§ Task brief
Reproduce exactly the lines from the line with "Clone this chart in Chart.js." through the line with "const prodlouzeniChyba = [45, 61, 57, 24, 10, 0, 0, 0];", both included, and no other lines.

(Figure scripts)
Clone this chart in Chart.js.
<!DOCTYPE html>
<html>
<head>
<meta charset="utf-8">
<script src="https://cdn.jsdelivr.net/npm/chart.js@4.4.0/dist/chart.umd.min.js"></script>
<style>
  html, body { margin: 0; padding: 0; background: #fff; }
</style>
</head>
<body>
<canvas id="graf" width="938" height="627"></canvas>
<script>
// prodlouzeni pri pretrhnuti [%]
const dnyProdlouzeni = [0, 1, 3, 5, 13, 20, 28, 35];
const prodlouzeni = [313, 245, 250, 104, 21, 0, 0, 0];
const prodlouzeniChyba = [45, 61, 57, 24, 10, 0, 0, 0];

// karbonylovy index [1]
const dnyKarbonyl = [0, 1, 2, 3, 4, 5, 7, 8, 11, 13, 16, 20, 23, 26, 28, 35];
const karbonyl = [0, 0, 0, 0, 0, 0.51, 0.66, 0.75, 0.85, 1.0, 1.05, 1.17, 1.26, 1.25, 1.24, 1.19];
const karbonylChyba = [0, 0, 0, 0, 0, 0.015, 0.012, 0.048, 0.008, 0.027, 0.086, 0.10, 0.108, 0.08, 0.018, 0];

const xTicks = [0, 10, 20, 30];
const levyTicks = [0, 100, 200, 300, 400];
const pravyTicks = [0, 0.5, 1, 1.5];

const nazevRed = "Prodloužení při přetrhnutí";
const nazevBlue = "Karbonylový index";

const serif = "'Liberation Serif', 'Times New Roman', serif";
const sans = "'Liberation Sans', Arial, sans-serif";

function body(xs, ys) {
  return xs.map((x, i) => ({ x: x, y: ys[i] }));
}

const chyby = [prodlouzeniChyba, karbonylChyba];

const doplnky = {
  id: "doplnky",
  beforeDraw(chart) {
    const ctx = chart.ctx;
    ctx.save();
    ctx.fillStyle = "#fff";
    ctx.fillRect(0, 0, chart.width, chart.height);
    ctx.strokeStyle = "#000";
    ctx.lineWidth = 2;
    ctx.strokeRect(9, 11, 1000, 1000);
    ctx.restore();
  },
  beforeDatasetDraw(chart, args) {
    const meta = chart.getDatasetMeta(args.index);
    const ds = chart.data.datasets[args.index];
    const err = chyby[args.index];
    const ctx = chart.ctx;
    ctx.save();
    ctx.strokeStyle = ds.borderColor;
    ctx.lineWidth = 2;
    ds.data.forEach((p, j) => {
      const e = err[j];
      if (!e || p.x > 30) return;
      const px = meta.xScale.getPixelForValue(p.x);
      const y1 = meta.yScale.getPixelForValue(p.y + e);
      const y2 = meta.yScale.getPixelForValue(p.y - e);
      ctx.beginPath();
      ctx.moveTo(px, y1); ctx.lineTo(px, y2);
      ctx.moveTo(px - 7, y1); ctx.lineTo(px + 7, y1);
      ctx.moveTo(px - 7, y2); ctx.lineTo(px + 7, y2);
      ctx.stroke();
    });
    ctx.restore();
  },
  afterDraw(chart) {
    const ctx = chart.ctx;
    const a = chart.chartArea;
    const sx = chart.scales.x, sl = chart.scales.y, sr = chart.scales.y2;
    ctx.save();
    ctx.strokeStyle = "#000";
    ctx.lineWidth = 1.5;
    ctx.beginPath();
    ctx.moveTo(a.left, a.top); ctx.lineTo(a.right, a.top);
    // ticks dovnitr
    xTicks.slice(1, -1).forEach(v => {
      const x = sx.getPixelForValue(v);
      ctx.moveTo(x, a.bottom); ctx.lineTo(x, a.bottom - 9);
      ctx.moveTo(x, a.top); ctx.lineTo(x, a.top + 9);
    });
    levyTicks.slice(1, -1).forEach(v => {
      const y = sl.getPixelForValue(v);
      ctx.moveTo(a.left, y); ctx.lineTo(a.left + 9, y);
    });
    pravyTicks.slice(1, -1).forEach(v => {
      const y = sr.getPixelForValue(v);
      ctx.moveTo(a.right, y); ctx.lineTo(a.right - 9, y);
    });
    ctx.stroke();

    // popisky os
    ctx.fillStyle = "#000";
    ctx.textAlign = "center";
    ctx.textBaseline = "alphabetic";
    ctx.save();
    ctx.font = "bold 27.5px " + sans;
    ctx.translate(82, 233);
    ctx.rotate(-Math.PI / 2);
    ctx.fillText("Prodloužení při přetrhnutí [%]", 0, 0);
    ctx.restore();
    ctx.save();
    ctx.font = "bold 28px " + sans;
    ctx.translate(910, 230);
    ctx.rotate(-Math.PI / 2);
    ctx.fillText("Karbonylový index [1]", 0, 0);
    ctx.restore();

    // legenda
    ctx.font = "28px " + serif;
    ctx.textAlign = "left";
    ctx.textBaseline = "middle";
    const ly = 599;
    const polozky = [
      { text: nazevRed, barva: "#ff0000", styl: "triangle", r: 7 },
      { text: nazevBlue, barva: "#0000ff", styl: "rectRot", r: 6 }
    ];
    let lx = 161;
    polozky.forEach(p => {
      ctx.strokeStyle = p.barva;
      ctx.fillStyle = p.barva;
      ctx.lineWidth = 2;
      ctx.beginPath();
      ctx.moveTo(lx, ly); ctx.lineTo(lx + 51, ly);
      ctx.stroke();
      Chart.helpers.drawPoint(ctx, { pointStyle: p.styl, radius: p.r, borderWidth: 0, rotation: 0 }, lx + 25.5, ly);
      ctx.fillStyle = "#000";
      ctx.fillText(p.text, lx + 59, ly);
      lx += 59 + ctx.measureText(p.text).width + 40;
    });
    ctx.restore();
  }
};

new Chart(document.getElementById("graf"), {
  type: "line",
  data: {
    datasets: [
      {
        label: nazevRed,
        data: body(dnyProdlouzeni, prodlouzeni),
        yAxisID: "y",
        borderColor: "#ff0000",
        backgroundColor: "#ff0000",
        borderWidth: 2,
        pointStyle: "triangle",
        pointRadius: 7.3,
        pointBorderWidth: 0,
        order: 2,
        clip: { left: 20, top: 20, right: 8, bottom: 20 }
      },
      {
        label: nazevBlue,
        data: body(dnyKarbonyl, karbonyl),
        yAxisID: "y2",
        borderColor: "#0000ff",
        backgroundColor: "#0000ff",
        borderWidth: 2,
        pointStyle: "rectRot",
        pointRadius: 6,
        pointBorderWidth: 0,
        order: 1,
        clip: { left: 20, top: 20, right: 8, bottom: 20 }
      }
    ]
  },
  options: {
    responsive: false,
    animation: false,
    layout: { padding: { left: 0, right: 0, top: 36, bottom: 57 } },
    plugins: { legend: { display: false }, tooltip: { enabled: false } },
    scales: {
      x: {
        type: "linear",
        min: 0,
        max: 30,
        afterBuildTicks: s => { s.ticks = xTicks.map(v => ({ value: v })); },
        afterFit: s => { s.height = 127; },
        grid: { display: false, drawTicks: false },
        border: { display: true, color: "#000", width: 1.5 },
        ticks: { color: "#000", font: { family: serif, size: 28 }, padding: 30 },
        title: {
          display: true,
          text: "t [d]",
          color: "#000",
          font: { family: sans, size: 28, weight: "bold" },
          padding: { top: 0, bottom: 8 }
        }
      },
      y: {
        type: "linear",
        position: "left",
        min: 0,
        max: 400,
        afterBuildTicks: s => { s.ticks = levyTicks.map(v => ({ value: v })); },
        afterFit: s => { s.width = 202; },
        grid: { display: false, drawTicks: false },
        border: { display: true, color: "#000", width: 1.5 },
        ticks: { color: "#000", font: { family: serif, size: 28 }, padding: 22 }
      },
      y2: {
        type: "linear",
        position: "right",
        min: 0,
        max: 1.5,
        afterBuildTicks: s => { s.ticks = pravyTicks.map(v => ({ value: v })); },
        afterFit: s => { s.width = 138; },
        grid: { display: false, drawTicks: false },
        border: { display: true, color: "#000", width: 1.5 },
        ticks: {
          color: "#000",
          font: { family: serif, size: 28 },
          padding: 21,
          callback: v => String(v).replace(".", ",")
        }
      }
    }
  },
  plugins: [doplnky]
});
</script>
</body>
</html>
==
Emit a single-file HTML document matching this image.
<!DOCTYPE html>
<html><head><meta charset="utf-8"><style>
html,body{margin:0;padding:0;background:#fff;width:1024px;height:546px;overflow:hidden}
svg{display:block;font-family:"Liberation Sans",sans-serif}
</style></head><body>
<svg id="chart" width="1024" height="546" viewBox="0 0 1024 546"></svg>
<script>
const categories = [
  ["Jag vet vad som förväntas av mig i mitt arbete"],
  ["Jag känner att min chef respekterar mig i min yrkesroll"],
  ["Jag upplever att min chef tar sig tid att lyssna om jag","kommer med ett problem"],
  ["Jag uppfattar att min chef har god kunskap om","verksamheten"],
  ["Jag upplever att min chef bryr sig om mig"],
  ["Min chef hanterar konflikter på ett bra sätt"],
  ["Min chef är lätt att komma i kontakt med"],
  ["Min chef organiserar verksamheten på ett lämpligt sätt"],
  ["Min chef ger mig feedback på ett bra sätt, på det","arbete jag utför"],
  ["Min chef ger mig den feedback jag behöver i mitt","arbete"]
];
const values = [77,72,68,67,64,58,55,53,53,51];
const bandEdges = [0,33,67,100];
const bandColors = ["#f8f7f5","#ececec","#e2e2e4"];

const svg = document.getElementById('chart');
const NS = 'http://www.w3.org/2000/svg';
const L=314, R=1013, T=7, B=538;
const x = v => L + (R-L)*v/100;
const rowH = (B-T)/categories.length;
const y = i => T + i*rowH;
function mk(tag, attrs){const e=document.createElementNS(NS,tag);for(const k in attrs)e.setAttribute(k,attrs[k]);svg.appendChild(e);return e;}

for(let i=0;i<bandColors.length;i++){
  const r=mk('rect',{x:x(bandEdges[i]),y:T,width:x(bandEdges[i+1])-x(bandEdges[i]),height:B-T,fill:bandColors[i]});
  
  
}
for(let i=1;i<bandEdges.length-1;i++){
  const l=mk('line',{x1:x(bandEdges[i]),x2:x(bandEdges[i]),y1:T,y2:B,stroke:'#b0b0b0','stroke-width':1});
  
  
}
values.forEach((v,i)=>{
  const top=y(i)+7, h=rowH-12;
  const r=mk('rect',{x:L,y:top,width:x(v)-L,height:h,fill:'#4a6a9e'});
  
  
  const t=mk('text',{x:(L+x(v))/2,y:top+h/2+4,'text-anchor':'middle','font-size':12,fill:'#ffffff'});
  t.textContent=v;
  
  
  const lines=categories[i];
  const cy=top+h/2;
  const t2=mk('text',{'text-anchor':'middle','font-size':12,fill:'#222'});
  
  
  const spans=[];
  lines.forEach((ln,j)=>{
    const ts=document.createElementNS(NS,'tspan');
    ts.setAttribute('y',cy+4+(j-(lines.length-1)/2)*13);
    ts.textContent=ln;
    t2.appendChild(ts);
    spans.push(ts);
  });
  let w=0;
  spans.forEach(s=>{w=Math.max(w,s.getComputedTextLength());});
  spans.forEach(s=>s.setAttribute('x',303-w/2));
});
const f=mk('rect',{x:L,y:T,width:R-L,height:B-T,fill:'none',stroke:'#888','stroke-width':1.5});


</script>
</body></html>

§ Result
Clone this chart in Chart.js.
<!DOCTYPE html>
<html>
<head>
<meta charset="utf-8">
<script src="https://cdn.jsdelivr.net/npm/chart.js@4.4.0/dist/chart.umd.min.js"></script>
<style>
  html, body { margin: 0; padding: 0; background: #fff; }
</style>
</head>
<body>
<canvas id="graf" width="938" height="627"></canvas>
<script>
// prodlouzeni pri pretrhnuti [%]
const dnyProdlouzeni = [0, 1, 3, 5, 13, 20, 28, 35];
const prodlouzeni = [313, 245, 250, 104, 21, 0, 0, 0];
const prodlouzeniChyba = [45, 61, 57, 24, 10, 0, 0, 0];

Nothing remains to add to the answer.